Tesoros ocultos
Lo más apasionante es lo que nunca sabremos, la historia, las manos por las que fueron pasando hasta llegar a nosotros
Su familia era de Vilagarcía de Arousa. Ese es el único dato exacto que recuerdo de aquella chica menuda, de pelo castaño y piel muy blanca, con la que coincidí en los primeros años de la carrera. Si me la cruzara por la calle, seguramente no la reconocería. He olvidado su nombre, pero aún puedo verla como era entonces, una imagen mucho más nítida que la de mí misma, antes de cumplir 20 años, que guardo en la memoria. Éramos amigas, estábamos en los primeros cursos de Geografía e Historia y, aunque elegiríamos especialidades distintas, en los cursos comunes estudiábamos Historia del Arte. Por eso, y porque parecía una novela, me impresionó tanto lo que contó una mañana en el bar de la Facultad.
Aquel verano, el último de los setenta o el primero de la década siguiente, mi amiga había ido con su familia, como siempre, a Vilagarcía de Arousa, pero no tuvo mucho tiempo para descansar. Unos meses antes, una pariente suya, tía abuela o bisabuela quizás, no estoy segura, había muerto y se lo había dejado todo a sus sobrinos, que decidieron aprovechar las vacaciones para vaciar la casa y repartirse su contenido antes de venderla.
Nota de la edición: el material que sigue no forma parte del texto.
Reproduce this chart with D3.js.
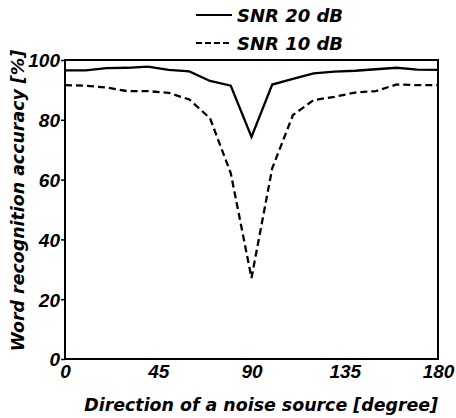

Mi amiga acompañó a sus padres y asistió a las discusiones habituales en estos casos, pues a mí siempre me ha gustado esto, pues resulta que eso mismo siempre lo he querido yo, pues te cambio la cómoda por el mueble del recibidor, pues si nadie quiere el paragüero, me lo llevo, etcétera. En esa casa de Vilagarcía había un desván abarrotado de trastos por los que nadie expresó el menor interés, aunque acordaron mirar con atención todo lo que había antes de llamar a un chamarilero. Así, apoyado en un muro, oculto por una pirámide de cajas y maletas viejas, cubierto por una sábana deshilachada, apareció ese cuadro.
Era grande, tenía un marco antiguo, de madera, que parecía haber sido dorado una vez, y no se distinguía la escena que representaba, apenas unas sombras, unos bultos, sobre una superficie tan sucia que era prácticamente negra. Pero a mi amiga, después de un curso entero viendo a diario fotos de cuadros, de marcos, le llamó la atención. Vamos a llevarnóslo, mamá, propuso en un susurro. ¿Esto?, su madre la miró como si acabara de descubrir que se había vuelto loca, ¿para qué? Porque sí, hazme caso, y levantó la voz, ¿alguien quiere quedarse con este cuadro? Nadie lo quiso, y aunque el padre de mi amiga se negó, porque sólo podría viajar en la baca del coche y le daba mucha pereza montarla, al final se llevaron el cuadro a casa para seguir discutiendo en Madrid durante muchos meses. Porque habría que limpiarlo, restaurarlo, y eso seguro que costaba un pastizal, y luego igual aparecía un adefesio que no valía ni el dinero del marco, y si no era así, llevarlo a autentificar supondría otro desembolso seguramente inútil, pero el cuadro ya estaba en casa, apoyado en el pasillo, y no podía seguir allí, estorbando eternamente. Además, la familia de su propietaria original había sido muy rica hasta que dejó de serlo. ¿Y si aquel era el último objeto valioso de los años de opulencia?
Tras largos meses de discusiones, dudas y más discusiones, la madre decidió actuar. Un conocido de una conocida, que había trabajado en uno de los museos de la ciudad, vino a verlo y dictaminó que el marco parecía del siglo XVII. Ahí arrancó un camino que terminó en la pared principal del salón de la casa de mi amiga. Imagino que, si lo conservaron, ahora lo tendrá ella, aunque no estoy muy segura. Una buena obra del taller de José de Ribera debe de valer demasiado dinero como para que una familia de clase media resista mucho tiempo la tentación de venderlo.
Ni mi amiga, ni sus padres, ni ninguno de sus parientes pudieron reconstruir el viaje de ese cuadro, el camino por el que había ido a parar a aquel desván. Lo recuerdo ahora, después de que el Ecce Homo de Caravaggio que los expertos de Ansorena atribuyeron, precisa y erróneamente, a la escuela de Ribera enloqueciera al mundo del arte.
En ambos casos, más allá de la calidad de las obras, lo más apasionante es lo que nunca sabremos, la historia que está detrás de los lienzos, las manos, limpias o sucias, por las que fueron pasando hasta llegar a nosotros desde nadie sabe dónde.